Machine Head, or Caput Machina in Latin, was recorded, wait, let me go get the record… “was written and recorded in Montreux, Switzerland, between 6th and 21st December 1971.” Though Smoke on the Water (side 2, track 1) is ranked 434 of 500 on Rolling Stone magazine’s coveted The 500 Greatest Songs of All Time, it would never chart higher than 2 (Canadian RPM Top Singles), and wouldn’t even chart in its native land (UK Singles (Official Charts Company) until 1977 (thank you Smoke on the Water wiki page). It just goes to show you, that charts are shit, and one must only follow one’s instincts.
An acoustic guitar on the solemn steps of some mysterious, ancient archway… nicely done, Mr. Morrison. My knowledge of this 1972 masterpiece, Van Morrison’s Saint Dominic’s Preview, is in desperate need of necessary, sponge-like absorbance. It’s been years since I’ve discovered this collection of hits, but I’m far from “knowing” it. All in due time.

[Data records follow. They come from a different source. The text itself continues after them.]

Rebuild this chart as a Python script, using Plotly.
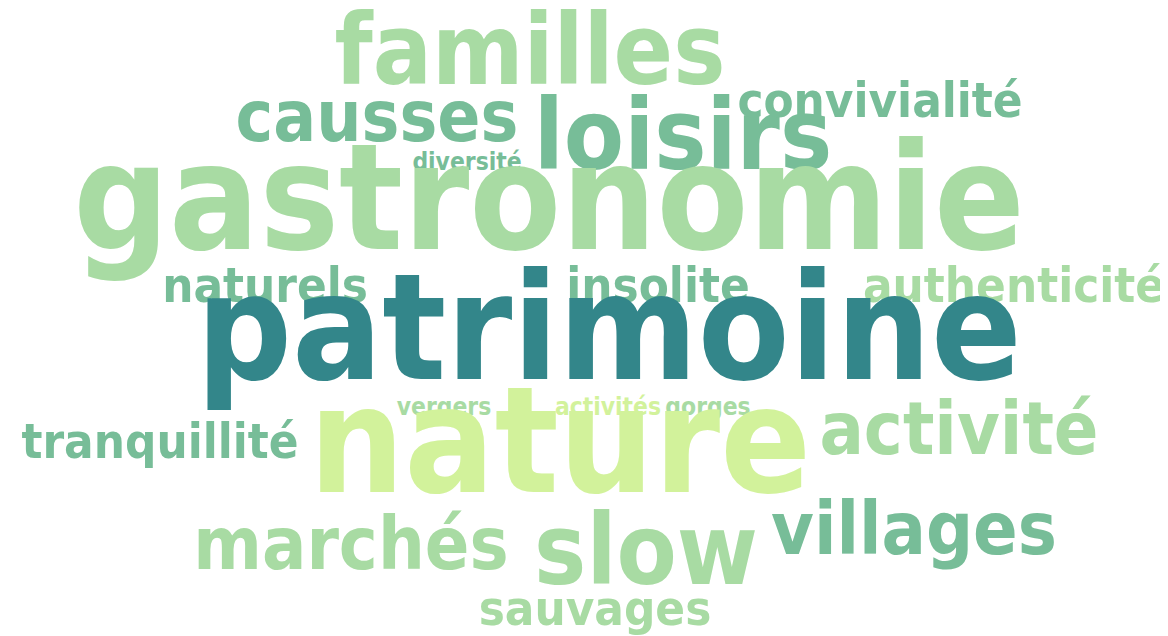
import plotly.graph_objects as go

# Word cloud data
words = ["familles", "causses", "loisirs", "convivialité", "diversité",
         "gastronomie", "naturels", "insolite", "authenticité", "patrimoine",
         "vergers", "activités", "gorges", "tranquillité", "nature",
         "activité", "marchés", "slow", "villages", "sauvages"]
counts = [4, 2.9, 4, 2, 1,
          6.1, 2, 2, 2, 6.1,
          1, 1, 1, 2, 6.1,
          3, 3, 4, 3, 2]

# Layout of the cloud (word centre x, baseline y, in pixels)
x_pos = [522, 369, 675, 872, 459,
         541, 257, 650, 1006, 601,
         436, 600, 700, 152, 552,
         951, 343, 638, 906, 587]
y_base = [82, 137, 167, 112, 163,
          250, 297, 297, 297, 380,
          408, 408, 408, 453, 493,
          450, 565, 582, 550, 620]

PX_PER_COUNT = 24.4
TEAL = "#33868A"
MID = "#77BD98"
LIGHT = "#A8DBA3"
PALE = "#D2F29B"
colors = [LIGHT, MID, MID, MID, MID,
          LIGHT, MID, MID, LIGHT, TEAL,
          LIGHT, PALE, LIGHT, MID, PALE,
          LIGHT, LIGHT, LIGHT, MID, LIGHT]

sizes = [c * PX_PER_COUNT for c in counts]
y_mid = [b - 0.31 * s for b, s in zip(y_base, sizes)]

fig = go.Figure(go.Scatter(
    x=x_pos, y=y_mid, text=words, mode="text",
    textposition="middle center",
    textfont=dict(family="DejaVu Sans Condensed", size=sizes, color=colors, weight="bold"),
    hoverinfo="text",
    cliponaxis=False,
))
fig.update_layout(
    width=1168, height=636,
    margin=dict(l=0, r=0, t=0, b=0),
    paper_bgcolor="white", plot_bgcolor="white",
    xaxis=dict(range=[0, 1168], visible=False, fixedrange=True),
    yaxis=dict(range=[636, 0], visible=False, fixedrange=True),
    showlegend=False,
)
fig.write_html("out.html")
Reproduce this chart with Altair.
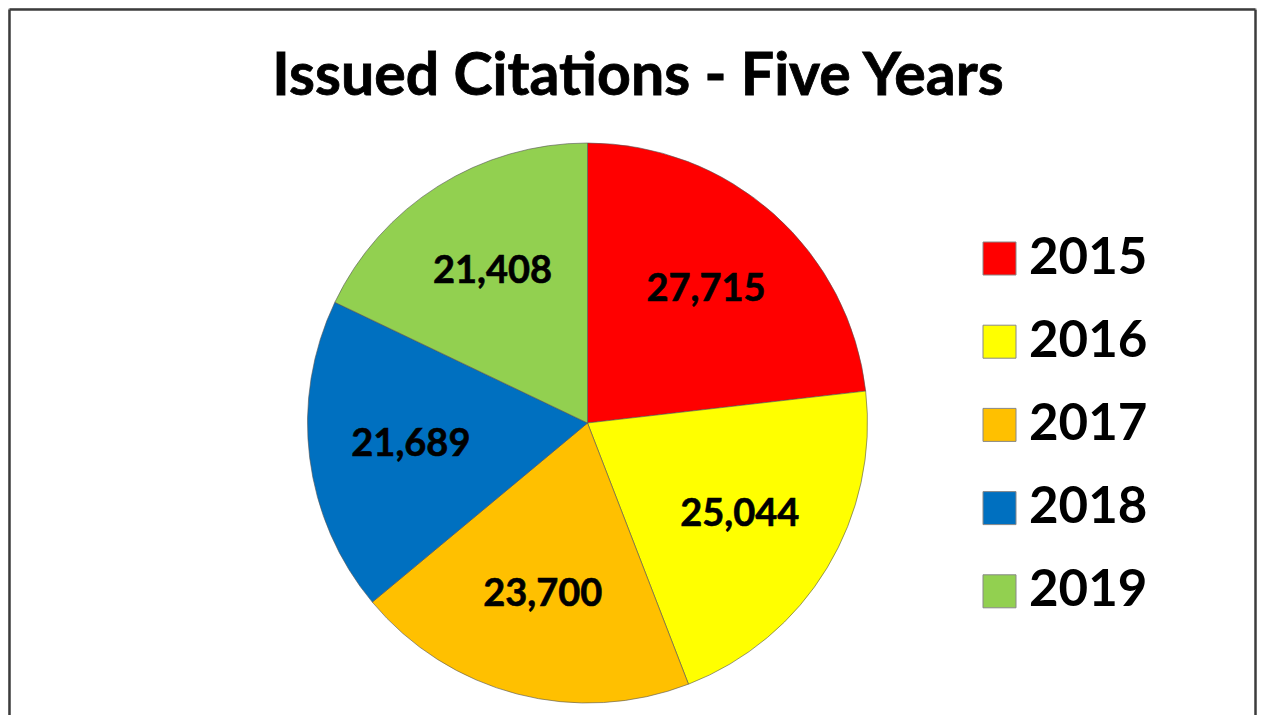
import altair as alt
import pandas as pd

years = ["2015", "2016", "2017", "2018", "2019"]
citations = [27715, 25044, 23700, 21689, 21408]
colors = ["#FF0000", "#FFFF00", "#FFC000", "#0070C0", "#92D050"]
title_text = "Issued Citations - Five Years"

df = pd.DataFrame({"year": years, "citations": citations})
df["label"] = [f"{v:,}" for v in citations]
df["order"] = range(len(years))

W, H = 1249, 707
CX, CY, R = 579.5, 415, 280

color = alt.Color(
    "year:N",
    scale=alt.Scale(domain=years, range=colors),
    legend=alt.Legend(
        title=None,
        orient="none",
        legendX=966,
        legendY=225,
        symbolType="square",
        symbolSize=1089,
        symbolStrokeWidth=1,
        symbolStrokeColor="#888888",
        labelFont="Lato",
        labelFontWeight="bold",
        labelFontSize=51,
        labelColor="black",
        labelOffset=4,
        rowPadding=31.2,
        labelLimit=400,
    ),
)

base = alt.Chart(df).encode(
    theta=alt.Theta("citations:Q", stack=True),
    order=alt.Order("order:Q"),
)

pie = base.mark_arc(outerRadius=R, stroke="#555555", strokeWidth=1, strokeOpacity=0.6).encode(
    color=color,
    x=alt.value(CX),
    y=alt.value(CY),
)

labels = base.mark_text(
    radius=178, font="Lato", fontWeight="bold", fontSize=38, color="black",
    align="center", baseline="middle", stroke="black", strokeWidth=0.6,
).encode(
    text="label:N",
    x=alt.value(CX),
    y=alt.value(CY),
)

one = pd.DataFrame({"t": [title_text]})
title = alt.Chart(one).mark_text(
    font="Lato", fontWeight="bold", fontSize=59, color="black",
    align="center", baseline="alphabetic", stroke="black", strokeWidth=0.8,
).encode(text="t:N", x=alt.value(630), y=alt.value(87))

frame = alt.Chart(one)
left = frame.mark_rule(color="#3c3c3c", strokeWidth=2.5).encode(
    x=alt.value(1.5), y=alt.value(1.5), y2=alt.value(H + 10))
top = frame.mark_rule(color="#3c3c3c", strokeWidth=2.5).encode(
    x=alt.value(1.5), x2=alt.value(W - 1.5), y=alt.value(1.5))
right = frame.mark_rule(color="#3c3c3c", strokeWidth=2.5).encode(
    x=alt.value(W - 1.5), y=alt.value(1.5), y2=alt.value(H + 10))

chart = alt.layer(pie, labels, title, left, top, right).properties(
    width=W, height=H, padding=0, autosize=alt.AutoSizeParams(type="none"),
).configure_view(stroke=None).configure(background="white")

chart.save("out.html", embed_options={"renderer": "svg", "actions": False})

Pitched as the introduction to the great decline, Everybody’s in Show Biz is actually a thoroughly enjoyable album, and as a bonus, and entire live record recording during the Muswell Hillbillies tour only adds to this album’s historical greatness! Face to Face through Muswell Hillbillies era Everybody’s in Show Biz is certainly not, but it’s still damn good Kinky ear candy.
I knew absolutely nothing about this album when I purchased it (for $0.33.3) on Black Friday, but with a promising cover and an illustrious title like, Reminiscing with the Moms and Dads, the unknown was something certainly well deserving of the nominal asking price. Still sealed, this 43-year-old virgin gets her first spin tonight. I’m both apprehensive, and completely terrified of the results…
So, as far as I’m concerned, Amoeba Hollywood, and the collective employees with which they frequent, can kiss my collecting arse! I got burned on a $30 Dark Side… picture disc a few years back, and I got burned today on a Van Morrison 8-track that does exactly one thing correctly… not fucking work. Their overpriced population has taken its toll, and I for one am over their rhetoric.